Auto123 reviews the 2020 BMW X6 M50i.

Let's face it, faced with its looks and brash on-road behaviour, you either like or dislike BMW's X6 sports coupe SUV. But even those in the second of these camps have to give credit where credit is due: this German crossover was a forerunner when it appeared in 2008, for one, and BMW has sold 443,000 units of it worldwide, for two.

What's new in 2020
We had occasion to test drive the 2020 version of the BMW X6 M50i. With this fourth generation for the X6 - and the third for its M version – BMW has incorporated some improvements compared to the previous version.

2020 BMW X6 M50i, profile
2020 BMW X6 M50i, profile

On the outside
The dimensions of the 2020 X6 have changed slightly, the SUV gaining 26 mm in length, 42 mm in its wheelbase and 15 mm in width. At the same time, the height has been reduced by 6 mm to improve aerodynamics, lower the centre of gravity and optimize the vehicle's agility. That it makes it a tad more menacing on the road doesn’t hurt either.

BMW’s large one-piece kidney-shaped grille with active air bars is flanked by slim, trapezoidal adaptive LED headlights. Large bumper openings and sharp ribbing give the new X6 an even more aggressive and sporty look. The 22-inch wheels on our test model upped the aggressiveness quotient even further, especially with the blue-painted M Sport brake calipers.

The roofline is still as sloping towards the rear as ever, but unlike in the previous edition, we found there was better visibility through the rear hatch window.

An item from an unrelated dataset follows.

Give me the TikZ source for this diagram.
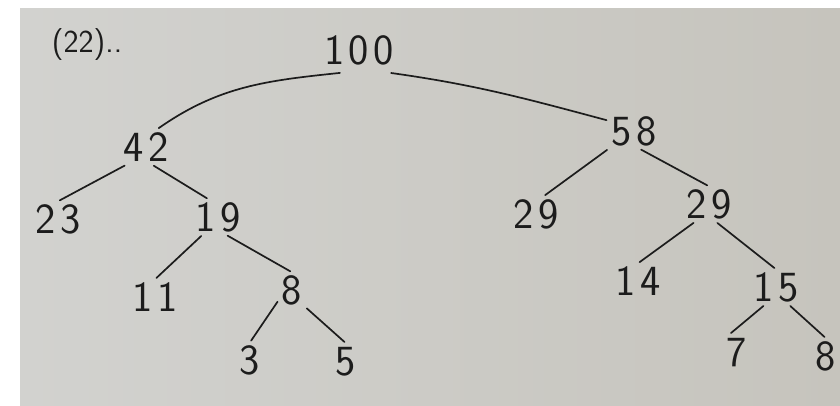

Very thin LED taillights decorate the top of the tailgate, above the exhaust tips integrated into the sculpted lower rear panel. Once these taillights are turned on, the light pattern they generate is most striking.

2020 BMW X6 M50i, interior
2020 BMW X6 M50i, interior

Here you can feel this model isn’t fooling around. Sportiness, aggression and, yes, luxury are clearly on the agenda.

The centre console is oriented towards the driver and the steering wheel is easy to grip like in all new BMWs. The Merino leather and various carbon parts further reinforce the luxurious feeling of this X6.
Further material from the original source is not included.